Converting Legacy OHMS

The Louie B. Nunn Center for Oral History at the University of Kentucky Libraries created a web-based system called OHMS (Oral History Metadata Synchronizer) to inexpensively and efficiently enhance access to oral history online. Learn more about OHMS.

Legacy OHMS XML files may be converted to AVAnnotate projects using the following method.

Image 4

To produce an AVAnnotate project from an OHMS item:

1) Locate the OHMS XML file for the audio item.

Some OHMS-XML files contain header information with item-level data, which can be challenging for commercial converters to handle. This must be removed before conversion, or the converter is likely to produce a single-row spreadsheet that is unusable for AVAnnotate.

2) Use a text editor to delete the following elements from the file:

a) All elements between the opening record tag and the index tag. This may include version, date, series_id, and others.

b) vtt_transcript at the bottom of the file.
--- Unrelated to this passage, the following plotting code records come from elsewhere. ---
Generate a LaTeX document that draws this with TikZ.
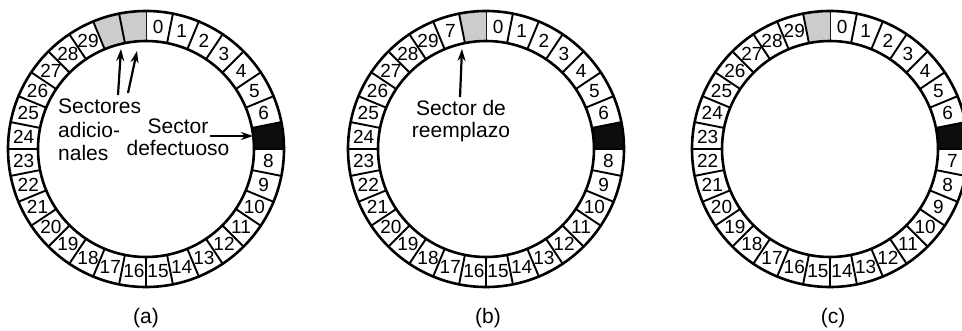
\documentclass[tikz,border=0pt]{standalone}
\usepackage{fontspec}
\setmainfont{Liberation Sans}
\usetikzlibrary{arrows.meta}
\definecolor{spare}{gray}{0.80}
\definecolor{defect}{gray}{0.05}
\tikzset{
  rim/.style={line width=2.6pt},
  divider/.style={line width=1.9pt},
  num/.style={font=\fontsize{19}{19}\selectfont, inner sep=0pt},
  lbl/.style={font=\fontsize{21}{23.5}\selectfont, inner sep=0pt},
  captxt/.style={font=\fontsize{21}{21}\selectfont, inner sep=0pt},
  ptr/.style={line width=2.2pt, -{Stealth[length=12pt,width=8pt]}},
}
\def\plaincol{white}
\newcommand\drawring[3]{%
  \begin{scope}[shift={#2}]
    \foreach \lab/\col [count=\i from 0] in {#3} {
      \pgfmathsetmacro\aa{90-\i*11.25}
      \pgfmathsetmacro\bb{90-(\i+1)*11.25}
      \pgfmathsetmacro\mm{90-(\i+0.5)*11.25}
      \fill[\col] (\aa:108) arc[start angle=\aa, end angle=\bb, radius=108]
        -- (\bb:138) arc[start angle=\bb, end angle=\aa, radius=138] -- cycle;
      \draw[divider] (\aa:108) -- (\aa:138);
      \ifx\col\plaincol
        \node[num] (#1-\i) at (\mm:123) {\lab};
      \fi
    }
    \draw[rim] (0,0) circle[radius=138] (0,0) circle[radius=108];
  \end{scope}}
\begin{document}
\begin{tikzpicture}[x=1pt,y=1pt]
  \useasboundingbox (0,0) rectangle (962,330);
  \clip (0,0) rectangle (962,330);
  \fill[white] (0,0) rectangle (962,330);

  % ring (a)
  \drawring{A}{(146,181)}{0/white,1/white,2/white,3/white,4/white,5/white,6/white,x/defect,8/white,9/white,10/white,11/white,12/white,13/white,14/white,15/white,16/white,17/white,18/white,19/white,20/white,21/white,22/white,23/white,24/white,25/white,26/white,27/white,28/white,29/white,x/spare,x/spare}
  % ring (b)
  \drawring{B}{(486,181)}{0/white,1/white,2/white,3/white,4/white,5/white,6/white,x/defect,8/white,9/white,10/white,11/white,12/white,13/white,14/white,15/white,16/white,17/white,18/white,19/white,20/white,21/white,22/white,23/white,24/white,25/white,26/white,27/white,28/white,29/white,7/white,x/spare}
  % ring (c)
  \drawring{C}{(830,181)}{0/white,1/white,2/white,3/white,4/white,5/white,6/white,x/defect,7/white,8/white,9/white,10/white,11/white,12/white,13/white,14/white,15/white,16/white,17/white,18/white,19/white,20/white,21/white,22/white,23/white,24/white,25/white,26/white,27/white,28/white,29/white,x/spare}

  % texts (a)
  \node[lbl, align=left, anchor=north west] (sa) at (58,231) {Sectores\\adicio-\\nales};
  \node[lbl, align=center, anchor=north, font=\fontsize{21}{22}\selectfont] (sd) at (178,211) {Sector\\defectuoso};
  \coordinate (sa1) at (118,235);
  \coordinate (sa2) at (128,237);
  \coordinate (sp1) at (121,281);
  \coordinate (sp2) at (137,279);
  \draw[ptr] (sa1) -- (sp1);
  \draw[ptr] (sa2) -- (sp2);
  \coordinate (sdt) at (210,194);
  \coordinate (bad) at (253,194);
  \draw[ptr] (sdt) -- (bad);

  % texts (b)
  \node[lbl, align=center, anchor=north, font=\fontsize{21}{22}\selectfont] (sr) at (461,230) {Sector de\\reemplazo};
  \coordinate (srt) at (460,233);
  \coordinate (rep) at (462,281);
  \draw[ptr] (srt) -- (rep);

  % captions
  \node[captxt] (ca) at (146,12) {(a)};
  \node[captxt] (cb) at (488,12) {(b)};
  \node[captxt] (cc) at (833,12) {(c)};
\end{tikzpicture}
\end{document}
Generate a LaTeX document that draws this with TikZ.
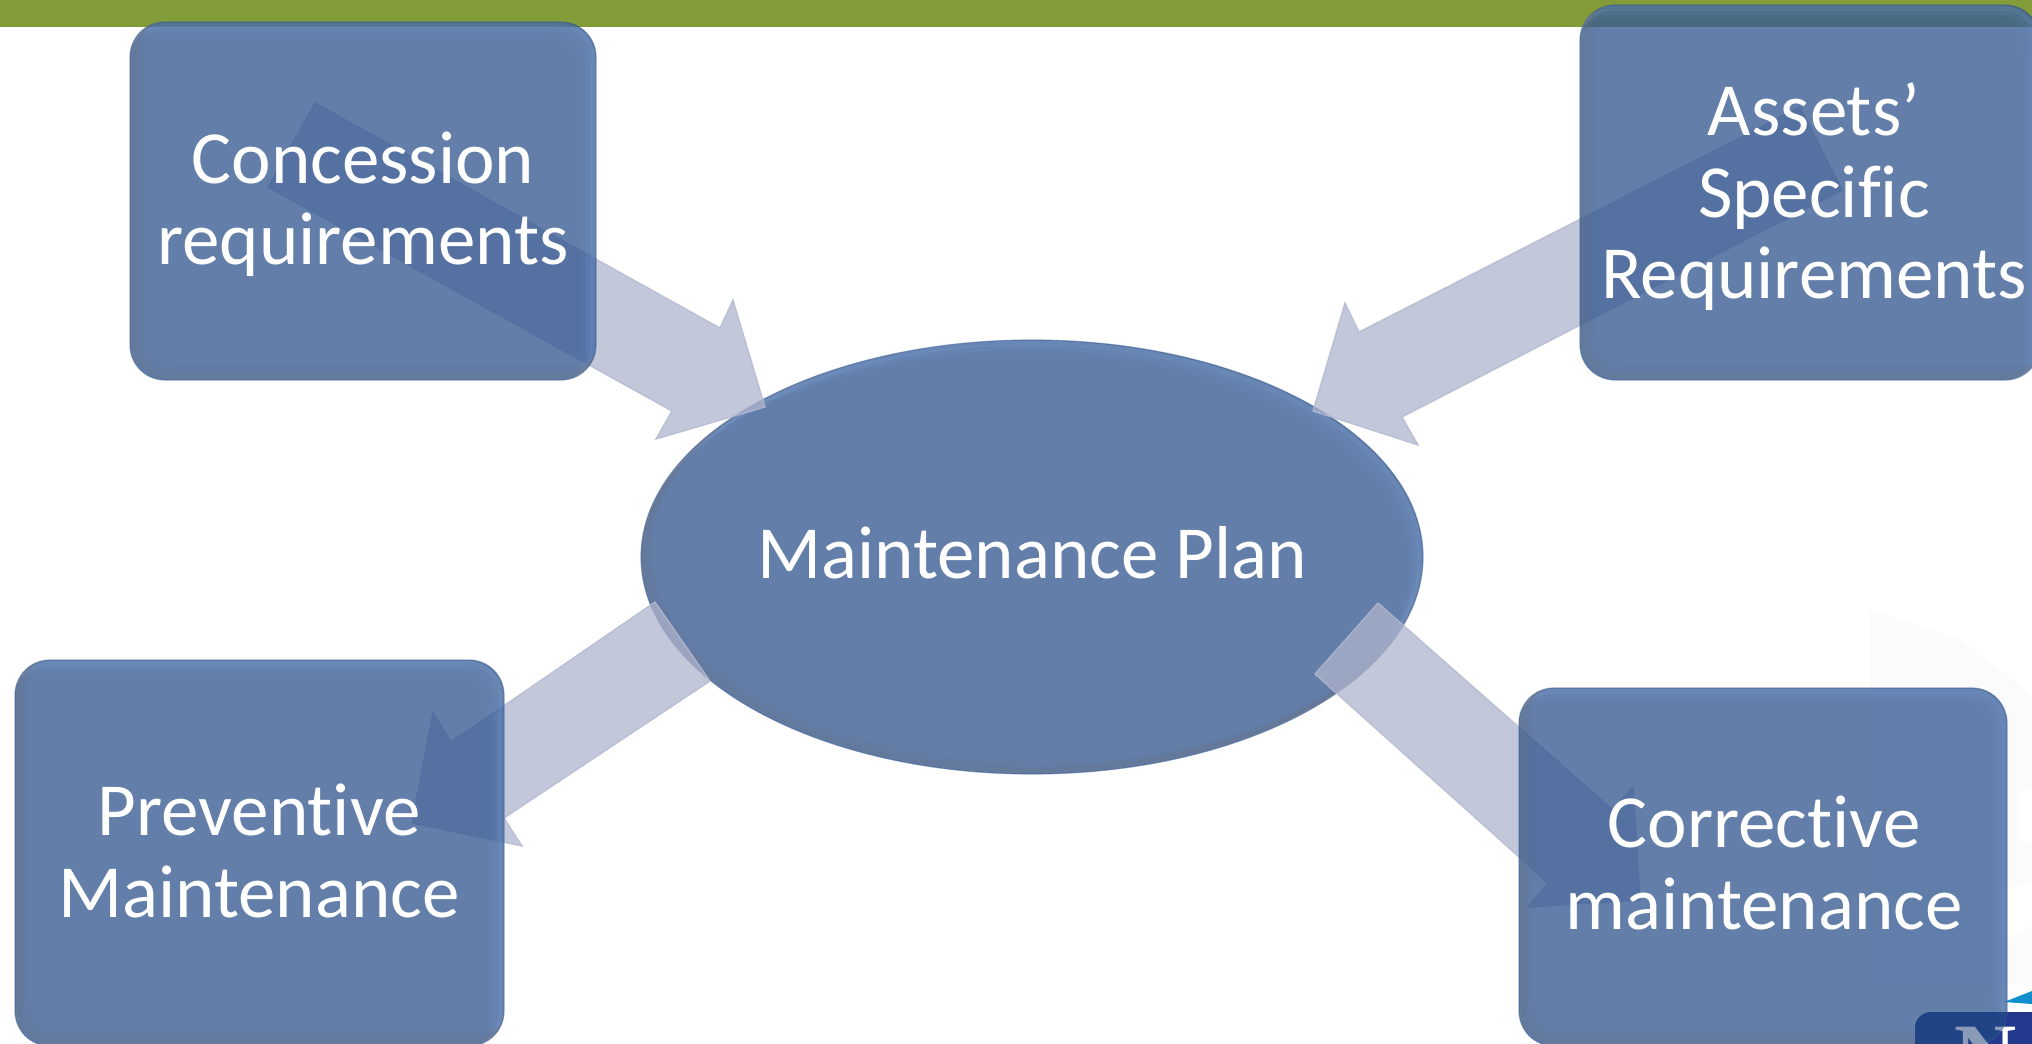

Convert the XML file to a CSV File

3) Go to: https://www.convertcsv.com/xml-to-csv.htm

4) Upload the OHMS XML file into the Step 1 field.

6) Skip Step 2.

7) In Step 3, “Generate output, “ choose “XML to Excel.” This will automatically generate an Excel file for download.

Image 6

Process the spreadsheet

8) Update keyword delimiters If there are keywords in the OHMS file, open the file in Excel, search and replace semicolons (;) with pipes (|) within the “keywords” column, and save. The same may be necessary if using the Subjects field.

9) AVAnnotate requires start and end times for annotations, but many OHMS projects only annotate a point in time. A point in time can be replicated in AVAnnotate: add a new end_time column to the spreadsheet and copy the OHMS start times to this colummn.

Add the spreadsheet to AVAnnotate

10) After creating a new Project and Event in AVAnnotate, upload the edited OHMS spreadsheet as an Annotation set. Each type of data coming from OHMS will require a separate annotation set – one for each of OHMS’ “keywords” and “subjects” from the columns in the OHMS spreadsheet. Typically, partial transcript, synopsis, and title make suitable columns to convert into annotation sets. Typical OHMS files use both keywords and subjects. The keywords tend to be more similar to AVAnnotate tags. It is recommended to import that column as tags each time the OHMS spreadsheet is imported.

For example, upload an annotation set using the “title” information as the annotation body and “keywords” as the tags. Upload a second annotation set using only the “partial transcription” as the annotation body and “keywords” as tags. Call this annotation set, “partial transcript.” Upload a third annotation set using the “synopsis” as the annotation body and use the “keywords” as tags into an annotation set called “synopsis”.